Курбский, подвыпивши, с обычным своим красноречием, рисовал перед слушателями грядущее торжество покорения Крыма. Данило Адашев с живостью представлял перед гостями, как он будет вязать татарских мурз, как государь въедет на белом коне в Бакчисарай, подобно тому, как въехал в Казань; как русские станут обращать мечети в божьи храмы… Алексея Адашева не было. Он никогда не являлся на пиры, и приятели его, зная это, не сердились на него. Все привыкли с Адашевым говорить только о деле. Обязанный принимать каждый день просьбы, подаваемые на имя царя, он говорил, что каждая минута, проведенная им праздно, есть грех, потому что через то могут терпеть невинно обиженные и нуждающиеся. Никто не видал этого человека смеющимся, и зато никто, имевший повод плакать, не уходил от него без утешения: ему было не до пиров.
II
Юродивый
Война с Крымом составляла тогда живейший вопрос московской политики. После счастливого покорения Казани, после легкого, затем, покорения Астрахани на очереди стоял Крым; Москва разорила уже два хищнических гнезда, свитых из обломков Батыевой державы; оставалось разорить третье, самое опасное. Дело было трудное, зато от успеха можно было ожидать больше пользы, чем от прежних побед. Много скоплялось препятствий для исполнения великого предприятия, но главное препятствие было то, что в совете около царя не стало уже прежнего единоумия, прежней решимости, прежнего воодушевления.
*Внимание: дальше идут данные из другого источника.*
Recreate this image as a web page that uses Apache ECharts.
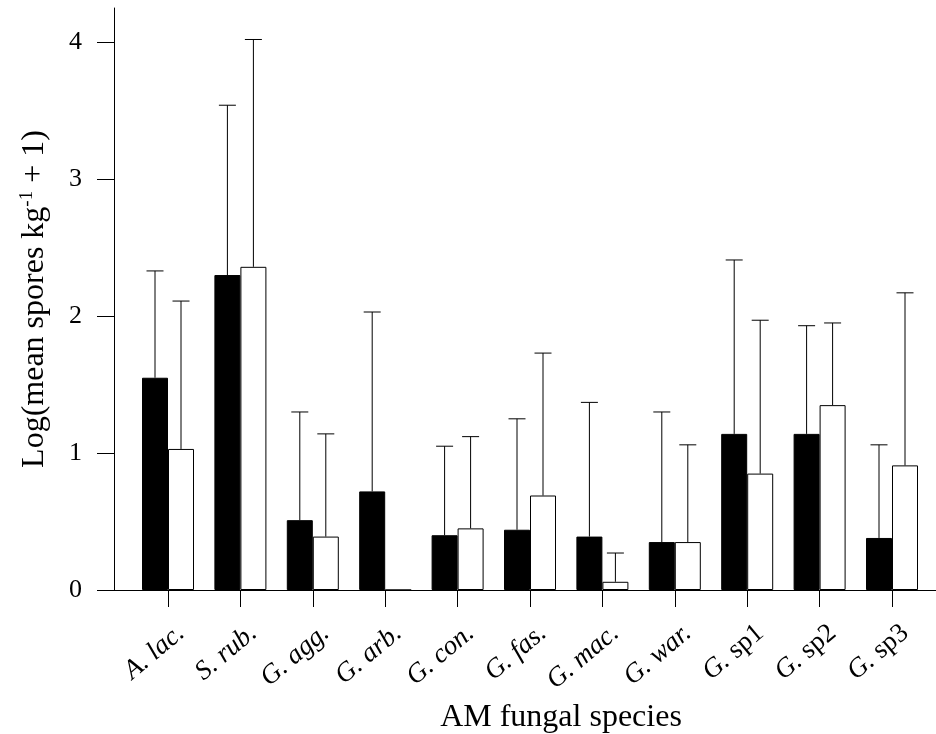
<!DOCTYPE html>
<html>
<head>
<meta charset="utf-8">
<script src="https://cdn.jsdelivr.net/npm/echarts@6/dist/echarts.min.js"></script>
<style>
  html, body { margin: 0; padding: 0; background: #fff; }
  #chart { width: 936px; height: 734px; }
</style>
</head>
<body>
<div id="chart"></div>
<script>
// data
const categories = ['A. lac.', 'S. rub.', 'G. agg.', 'G. arb.', 'G. con.', 'G. fas.', 'G. mac.', 'G. war.', 'G. sp1', 'G. sp2', 'G. sp3'];
const blackMeans = [1.55, 2.30, 0.51, 0.72, 0.40, 0.44, 0.39, 0.35, 1.14, 1.14, 0.38];
const blackUpper = [2.33, 3.54, 1.30, 2.03, 1.05, 1.25, 1.37, 1.30, 2.41, 1.93, 1.06];
const whiteMeans = [1.03, 2.36, 0.39, 0, 0.45, 0.69, 0.06, 0.35, 0.85, 1.35, 0.91];
const whiteUpper = [2.11, 4.02, 1.14, null, 1.12, 1.73, 0.27, 1.06, 1.97, 1.95, 2.17];
const yTicks = [0, 1, 2, 3, 4];

const font = 'Liberation Serif';
const barWidth = 26;
const yMax = 4.25;

// error bar items: [category, mean, upper, side]
const errData = [];
categories.forEach((c, i) => {
    if (blackUpper[i] != null) errData.push([i, blackMeans[i], blackUpper[i], -1]);
    if (whiteUpper[i] != null) errData.push([i, whiteMeans[i], whiteUpper[i], 1]);
});

function catLabel(v) {
    const m = v.match(/^(G\.) (sp\d)$/);
    if (m) return '{i|' + m[1] + ' }{n|' + m[2] + '}';
    return '{i|' + v + '}';
}

var myChart = echarts.init(document.getElementById('chart'));
var option = {
    animation: false,
    grid: [
        { left: 114, right: 0, top: 8, bottom: 144, outerBoundsMode: 'none' },
        { left: 131.8, right: 7.8, top: 8, bottom: 144, outerBoundsMode: 'none' }
    ],
    xAxis: [{
        gridIndex: 0,
        type: 'value',
        min: 0,
        max: 1,
        axisLine: { show: true, lineStyle: { color: '#000', width: 1 } },
        axisTick: { show: false },
        axisLabel: { show: false },
        splitLine: { show: false }
    }, {
        gridIndex: 1,
        type: 'category',
        data: categories,
        axisLine: { show: false },
        axisTick: { show: true, alignWithLabel: true, length: 17, lineStyle: { color: '#000' } },
        axisLabel: {
            rotate: 40,
            margin: 24,
            verticalAlign: 'top',
            padding: [7, 0, 0, 0],
            interval: 0,
            formatter: catLabel,
            rich: {
                i: { fontFamily: font, fontSize: 27, fontStyle: 'italic', color: '#000' },
                n: { fontFamily: font, fontSize: 27, color: '#000' }
            }
        },
        name: 'AM fungal species',
        nameLocation: 'middle',
        nameGap: 102,
        nameTextStyle: { fontFamily: font, fontSize: 32, color: '#000', padding: [0, 0, 0, 62] }
    }],
    yAxis: [{
        gridIndex: 0,
        type: 'value',
        min: 0,
        max: yMax,
        interval: 1,
        axisLine: { show: true, lineStyle: { color: '#000', width: 1 } },
        axisTick: { show: true, length: 17, customValues: yTicks, lineStyle: { color: '#000' } },
        axisLabel: {
            margin: 32,
            fontFamily: font,
            fontSize: 26,
            color: '#000',
            customValues: yTicks
        },
        splitLine: { show: false },
        name: 'Log(mean spores kg{sup|-1} + 1)',
        nameLocation: 'middle',
        nameGap: 62,
        nameTextStyle: {
            fontFamily: font, fontSize: 32, color: '#000',
            rich: { sup: { fontFamily: font, fontSize: 19, color: '#000', verticalAlign: 'top', padding: [0, 0, 15, 0] } }
        }
    }, {
        gridIndex: 1,
        type: 'value',
        min: 0,
        max: yMax,
        show: false
    }],
    series: [{
        name: 'black',
        type: 'bar',
        xAxisIndex: 1,
        yAxisIndex: 1,
        data: blackMeans,
        barWidth: barWidth,
        barGap: '0%',
        itemStyle: { color: '#000', borderColor: '#000', borderWidth: 1 }
    }, {
        name: 'white',
        type: 'bar',
        xAxisIndex: 1,
        yAxisIndex: 1,
        data: whiteMeans,
        barWidth: barWidth,
        barGap: '0%',
        itemStyle: { color: '#fff', borderColor: '#000', borderWidth: 1 }
    }, {
        name: 'error',
        type: 'custom',
        xAxisIndex: 1,
        yAxisIndex: 1,
        data: errData,
        z: 3,
        renderItem: function (params, api) {
            const i = api.value(0);
            const p0 = api.coord([i, api.value(1)]);
            const p1 = api.coord([i, api.value(2)]);
            const x = p0[0] + api.value(3) * barWidth / 2;
            const st = { stroke: '#000', lineWidth: 1 };
            return {
                type: 'group',
                children: [
                    { type: 'line', shape: { x1: x, y1: p0[1], x2: x, y2: p1[1] }, style: st },
                    { type: 'line', shape: { x1: x - 8.5, y1: p1[1], x2: x + 8.5, y2: p1[1] }, style: st }
                ]
            };
        }
    }]
};
myChart.setOption(option);
</script>
</body>
</html>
Десяти лет не прошло с той поры, как вся Русь со своим царем шла на Казань; тогда всех мужей думы и рати соединял священник Сильвестр. Теперь многое стало изменяться.
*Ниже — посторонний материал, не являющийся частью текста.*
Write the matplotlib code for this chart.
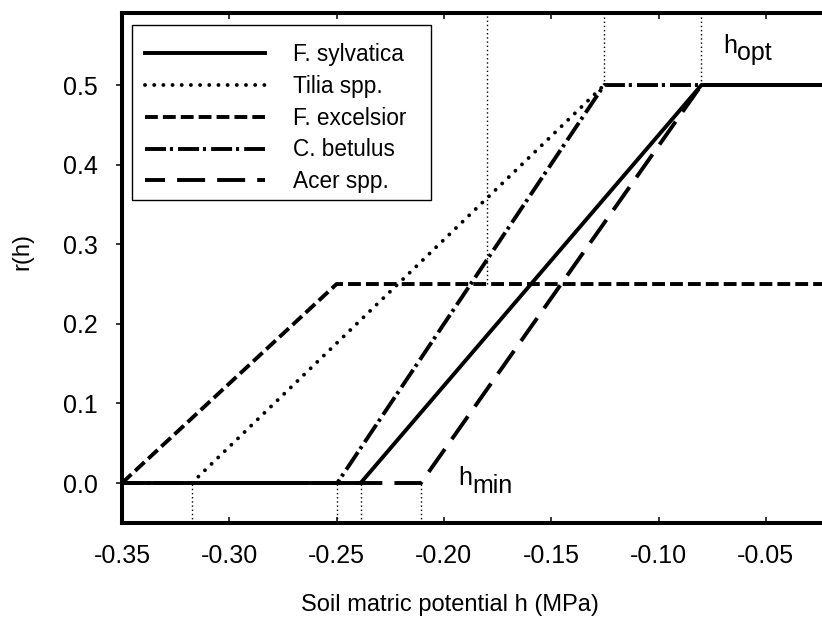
import matplotlib
matplotlib.use("Agg")
import matplotlib.pyplot as plt
from matplotlib.patches import Rectangle

plt.rcParams['font.family'] = ['Liberation Sans', 'DejaVu Sans']
plt.rcParams['axes.unicode_minus'] = False

# ---- data ----
species = ["F. sylvatica", "Tilia spp.", "F. excelsior", "C. betulus", "Acer spp."]
h_min = [-0.2388, -0.3175, -0.35, -0.2497, -0.2107]
h_opt = [-0.080, -0.1253, -0.25, -0.1253, -0.080]
r_max = [0.5, 0.5, 0.25, 0.5, 0.5]
h_start = [-0.35, -0.3175, -0.35, -0.35, -0.35]
h_end = [0.0, -0.1253, 0.0, 0.0, 0.0]

# dotted guide lines
guide_bottom_x = [-0.3175, -0.2497, -0.2388, -0.2107]
guide_top_x = [-0.18, -0.1253, -0.080]
guide_top_from = [0.25, 0.5, 0.5]

x_ticks = [-0.35, -0.30, -0.25, -0.20, -0.15, -0.10, -0.05]
y_ticks = [0.0, 0.1, 0.2, 0.3, 0.4, 0.5]

W, H = 822, 619
fig = plt.figure(figsize=(W / 100, H / 100), dpi=100)
ax_left, ax_right = 122, 822
ax_top, ax_bottom = 13.4, 522.8
ax = fig.add_axes([ax_left / W, 1 - ax_bottom / H, (ax_right - ax_left) / W, (ax_bottom - ax_top) / H])

xmin = -0.35
xmax = -0.35 + (ax_right - ax_left) / 2146.0
ymin, ymax = -0.05, 0.59
ax.set_xlim(xmin, xmax)
ax.set_ylim(ymin, ymax)

lw = 2.8
styles = {
    "F. sylvatica": dict(linestyle='-', zorder=6),
    "Tilia spp.": dict(linestyle=(0, (0.01, 2.35)), dash_capstyle='round', zorder=4),
    "F. excelsior": dict(linestyle=(0, (3.3, 1.3)), zorder=3),
    "C. betulus": dict(linestyle=(0, (5.4, 1.0, 0.8, 1.3)), zorder=5),
    "Acer spp.": dict(linestyle=(2.05, (7.2, 3.1)), zorder=2),
}

for name, hm, ho, rm, hs, he in zip(species, h_min, h_opt, r_max, h_start, h_end):
    xs = [hs, hm, ho]
    ys = [0.0, 0.0, rm]
    if he > ho:
        xs.append(he)
        ys.append(rm)
    ax.plot(xs, ys, color='black', lw=lw, label=name, **styles[name])

for gx in guide_bottom_x:
    ax.plot([gx, gx], [ymin, 0.0], color='black', lw=1.0, linestyle=(0, (1, 2)), zorder=1)
for gx, gy in zip(guide_top_x, guide_top_from):
    ax.plot([gx, gx], [gy, ymax], color='black', lw=1.0, linestyle=(0, (1, 2)), zorder=1)

for s in ['left', 'bottom', 'top']:
    ax.spines[s].set_linewidth(2.9)
ax.spines['right'].set_visible(False)

ax.set_xticks(x_ticks)
ax.set_xticklabels(["%.2f" % v for v in x_ticks])
ax.set_yticks(y_ticks)
ax.set_yticklabels(["%.1f" % v for v in y_ticks])
ax.tick_params(axis='x', direction='in', top=True, bottom=True, length=4.3, width=1.1,
               labelsize=18, pad=15.5)
ax.tick_params(axis='y', direction='out', left=True, right=False, length=4.3, width=1.1,
               labelsize=18, pad=13)

# legend frame drawn explicitly (inside the axes, below the legend)
ax.add_patch(Rectangle((132 / W, 1 - 200 / H), (431 - 132) / W, (200 - 25) / H,
                       transform=fig.transFigure, facecolor='white',
                       edgecolor='black', linewidth=1.0, zorder=9, clip_on=False))
leg = ax.legend(loc='upper left', bbox_to_anchor=(145 / W, 1 - 43 / H),
                bbox_transform=fig.transFigure, borderaxespad=0, fontsize=16.3,
                handlelength=5.3, handletextpad=1.24, borderpad=0, labelspacing=0.39,
                frameon=False)
leg.set_zorder(10)

def ftext(px, py, s, **kw):
    fig.text(px / W, 1 - py / H, s, **kw)

ftext(723, 53, "h", fontsize=18, ha='left', va='baseline')
ftext(737, 60, "opt", fontsize=18, ha='left', va='baseline')
ftext(458, 485, "h", fontsize=18, ha='left', va='baseline')
ftext(472, 493, "min", fontsize=18, ha='left', va='baseline')

ftext(450, 605, "Soil matric potential h (MPa)", fontsize=17, ha='center', va='center')
ftext(22, 252, "r(h)", fontsize=17, ha='center', va='center', rotation=90)

fig.savefig("out.png", dpi=100)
Хотя отец Сильвестр все еще не переставал действовать на царя Ивана Васильевича спасительным страхом, хотя все еще казался царю человеком, облеченным силою свыше, но чувство зависимости уже давно тяготило царское сердце. С молоком кормилицы всосал Иван Васильевич мысль, что он рожден поступать так, как ему захочется, а не так, как другие присоветуют; на деле же выходило, что он делал все так, как другие ему подсказывали и, главное, как захочет поп Сильвестр{9}. Не вдруг, а мало-помалу, как капля за каплей пробивает камень, сознание своего самодержавия освобождало Ивана Васильевича от гнета, давившего его, словно домовой сонного человека. В описываемую нами пору царь Иван боялся Сильвестра, но не терпел его. Сильвестр не ладил со многим таким, что было сначала с ним заодно. Царица Анастасия, горячо и нежно любившая своего супруга, невзлюбила Сильвестра: она видела и понимала, как Сильвестр, словно дурачка, держал царя в руках страхом посылаемых ему свыше откровений; притом же Сильвестр раздражил нервную и болезненную царицу тем, что в качестве духовника государя хотел подчинить его супружескую жизнь правилам своего «Домостроя». Братья царицы, Захарьины, возненавидели Сильвестра после того, как во время опасной болезни, постигшей царя Ивана, Сильвестр, вместе с некоторыми боярами, помышлял на случай царской смерти о таком порядке правления, который бы оградил Русь от власти Захарьиных при малолетстве наследника престола. Из двух братьев царицы Никита хотя и не любил Сильвестра, но, сам по себе будучи человеком честным, воздерживался от всяких козней против него; зато другой, Григорий, злой и коварный, не останавливался ни перед какими мерами, готов был на всякую черную клевету, на всякие козни. Он нашептал царю, что Сильвестр мирволил честолюбивым затеям царского двоюродного брата, Владимира Андреевича, будто бы добивавшегося престола в ущерб правам Ивановых детей. Пользуясь набожностью сестры, Григорий Захарьин беспрестанно подбивал ее таскать с собой царя по монастырям, чего не хотел Сильвестр, вообще не любивший тогдашних монахов-тунеядцев; Григорий свел царя Ивана с иноком Григорием Топорковым, бывшим ростовским епископом, который в тайной беседе с царем пристыдил его и дал ему приятный для него совет: никого не слушаться и делать так, как ему вздумается.